We complained to Telegraph editors, explaining that the number of refugees from the war was actually, per UN figures, 711,000 (of whom only 30,000 remain today), while the 5 million figure only represents those who presently qualify for “refugee” benefits (which includes the descendants of refugees) under UNRWA’s bizarre guidelines.

Shortly after our complaint, the passage was amended as follows:

On the table are the familiar sticking points that have defied several previous peace-making attempts — namely borders, Jewish settlements in occupied Palestinian lands, the fate of almost five million Arab refugees and their descendants expelled to neighbouring countries during Israel’s 1948 war of independence, and the status of Jerusalem, which both sides claim as their capital.

Unfortunately, the ‘revised’ passage (as we noted in a new post) was still extremely misleading, as it would likely be understood to mean that there were 5 million refugees from the ’48 war plus an additional number of descendents from these 5 million. 

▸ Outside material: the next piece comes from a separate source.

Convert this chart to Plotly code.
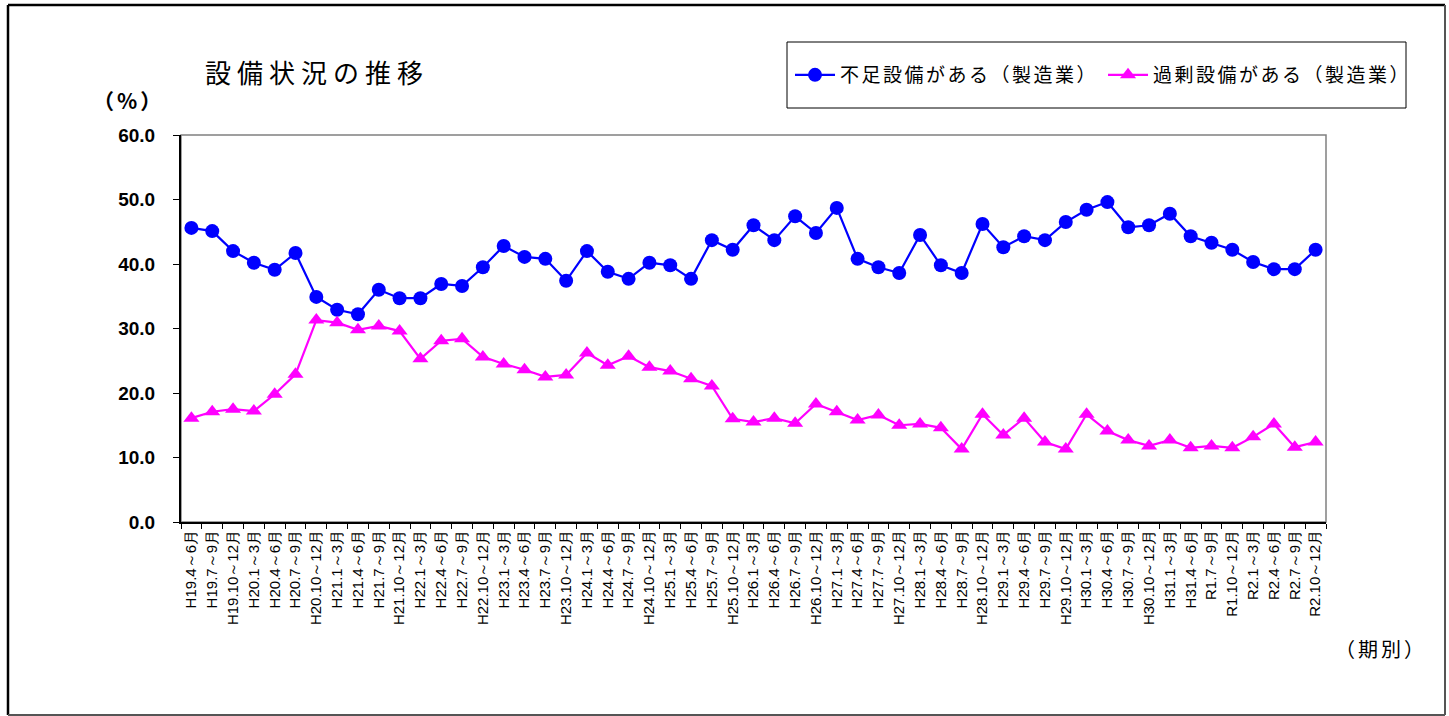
import plotly.graph_objects as go

# Quarterly periods (Heisei / Reiwa)
periods = [
    "H19.4～6月", "H19.7～9月", "H19.10～12月",
    "H20.1～3月", "H20.4～6月", "H20.7～9月", "H20.10～12月",
    "H21.1～3月", "H21.4～6月", "H21.7～9月", "H21.10～12月",
    "H22.1～3月", "H22.4～6月", "H22.7～9月", "H22.10～12月",
    "H23.1～3月", "H23.4～6月", "H23.7～9月", "H23.10～12月",
    "H24.1～3月", "H24.4～6月", "H24.7～9月", "H24.10～12月",
    "H25.1～3月", "H25.4～6月", "H25.7～9月", "H25.10～12月",
    "H26.1～3月", "H26.4～6月", "H26.7～9月", "H26.10～12月",
    "H27.1～3月", "H27.4～6月", "H27.7～9月", "H27.10～12月",
    "H28.1～3月", "H28.4～6月", "H28.7～9月", "H28.10～12月",
    "H29.1～3月", "H29.4～6月", "H29.7～9月", "H29.10～12月",
    "H30.1～3月", "H30.4～6月", "H30.7～9月", "H30.10～12月",
    "H31.1～3月", "H31.4～6月", "R1.7～9月", "R1.10～12月",
    "R2.1～3月", "R2.4～6月", "R2.7～9月", "R2.10～12月",
]

# 不足設備がある（製造業）
shortage = [
    45.6, 45.1, 42.0, 40.2, 39.1, 41.7, 34.9, 32.9, 32.2, 36.0,
    34.7, 34.7, 36.9, 36.6, 39.5, 42.8, 41.1, 40.8, 37.4, 42.0,
    38.8, 37.7, 40.2, 39.8, 37.7, 43.7, 42.2, 46.0, 43.7, 47.4,
    44.8, 48.7, 40.8, 39.5, 38.6, 44.5, 39.8, 38.6, 46.2, 42.6,
    44.3, 43.7, 46.5, 48.4, 49.6, 45.7, 46.0, 47.8, 44.3, 43.3,
    42.2, 40.3, 39.2, 39.2, 42.2,
]

# 過剰設備がある（製造業）
excess = [
    16.1, 17.1, 17.5, 17.2, 19.8, 22.9, 31.3, 30.9, 29.8, 30.4,
    29.6, 25.3, 28.1, 28.4, 25.6, 24.5, 23.6, 22.5, 22.8, 26.2,
    24.3, 25.7, 24.0, 23.4, 22.2, 21.1, 16.0, 15.5, 16.1, 15.3,
    18.3, 17.1, 15.8, 16.6, 15.0, 15.2, 14.6, 11.3, 16.7, 13.5,
    16.1, 12.4, 11.3, 16.7, 14.1, 12.7, 11.8, 12.7, 11.5, 11.8,
    11.5, 13.2, 15.2, 11.6, 12.4,
]

series_names = ["不足設備がある（製造業）", "過剰設備がある（製造業）"]

y_ticks = [0, 10, 20, 30, 40, 50, 60]

W, H = 1449, 716
ML, MR, MT, MB = 181, 123, 135, 194
PW, PH = W - ML - MR, H - MT - MB

JP = "Noto Sans CJK JP"
AX = "Liberation Sans"


def px_x(p):
    return (p - ML) / PW


def px_y(p):
    return (H - MB - p) / PH


def spaced(text, gap):
    return f'<span style="letter-spacing:{gap}px">{text}</span>'


fig = go.Figure()
fig.add_trace(go.Scatter(
    x=periods, y=shortage, mode="lines+markers",
    name=spaced(series_names[0], 2.5),
    line=dict(color="#0000FF", width=2.2),
    marker=dict(symbol="circle", size=14, color="#0000FF"),
))
fig.add_trace(go.Scatter(
    x=periods, y=excess, mode="lines+markers",
    name=spaced(series_names[1], 2.5),
    line=dict(color="#FF00FF", width=2.2),
    marker=dict(symbol="triangle-up", size=14, color="#FF00FF"),
))


def line(x0, y0, x1, y1, color, width):
    return dict(type="line", xref="paper", yref="paper",
                x0=px_x(x0), x1=px_x(x1), y0=px_y(y0), y1=px_y(y1),
                line=dict(color=color, width=width))


shapes = [
    # plot area frame (grey top/right)
    dict(type="rect", xref="paper", yref="paper", x0=0, y0=0, x1=1, y1=1,
         line=dict(color="#808080", width=1.5), layer="below"),
    # outer chart border
    line(8, 5, 1445, 5, "#000000", 2.5),
    line(8, 5, 8, 715, "#000000", 2.5),
    line(1445, 5, 1445, 715, "#555555", 2),
    line(8, 715, 1445, 715, "#555555", 2),
    # legend box
    dict(type="rect", xref="paper", yref="paper",
         x0=px_x(787), x1=px_x(1406), y0=px_y(108), y1=px_y(42),
         line=dict(color="#000000", width=1), fillcolor="white", layer="below"),
]

annotations = [
    dict(text=spaced("設備状況の推移", 6),
         xref="paper", yref="paper",
         x=px_x(203), y=px_y(72), xanchor="left", yanchor="middle",
         showarrow=False, font=dict(family=JP, size=26, color="#000000")),
    dict(text=spaced("<b>（%）</b>", 3), xref="paper", yref="paper",
         x=px_x(166), y=px_y(100), xanchor="right", yanchor="middle",
         showarrow=False, font=dict(family=JP, size=21, color="#000000")),
    dict(text=spaced("（期別）", 3), xref="paper", yref="paper",
         x=px_x(1429), y=px_y(648), xanchor="right", yanchor="middle",
         showarrow=False, font=dict(family=JP, size=20, color="#000000")),
]

fig.update_layout(
    width=W, height=H,
    margin=dict(l=ML, r=MR, t=MT, b=MB, autoexpand=False),
    paper_bgcolor="white", plot_bgcolor="white",
    showlegend=True,
    legend=dict(
        orientation="h", x=px_x(790), y=px_y(75), xanchor="left", yanchor="middle",
        borderwidth=0, bgcolor="rgba(0,0,0,0)",
        font=dict(family=JP, size=19, color="#000000"),
        itemwidth=40, tracegroupgap=0,
    ),
    shapes=shapes,
    annotations=annotations,
    xaxis=dict(
        type="category", tickangle=-90, tickson="boundaries",
        ticks="outside", ticklen=5, tickcolor="#000000",
        showline=True, linecolor="#000000", linewidth=2,
        showgrid=False, zeroline=False,
        tickfont=dict(family=AX, size=15, color="#000000"),
        range=[-0.5, len(periods) - 0.5],
    ),
    yaxis=dict(
        range=[0, 60], tickvals=y_ticks,
        ticktext=[f"<b>{v:.1f}</b>" for v in y_ticks],
        ticks="outside", ticklen=6, tickcolor="#000000",
        showline=True, linecolor="#000000", linewidth=2,
        showgrid=False, zeroline=False,
        tickfont=dict(family=AX, size=19, color="#000000"),
        ticklabelstandoff=14,
    ),
)

fig.write_html("out.html")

So, we again contacted Telegraph editors, and recently saw the following new revision to the passage:

On the table are the familiar sticking points that have defied several previous peace-making attempts — namely borders, Jewish settlements in occupied Palestinian lands, the fate of 700,000 Arab refugees and their descendants (a number that has now swelled to almost five million) expelled to neighbouring countries during Israel’s 1948 war of independence, and the status of Jerusalem, which both sides claim as their capital.

Though it took a while, we commend Telegraph editors on finally getting it right on the number of Palestinian refugees from the 1948 war.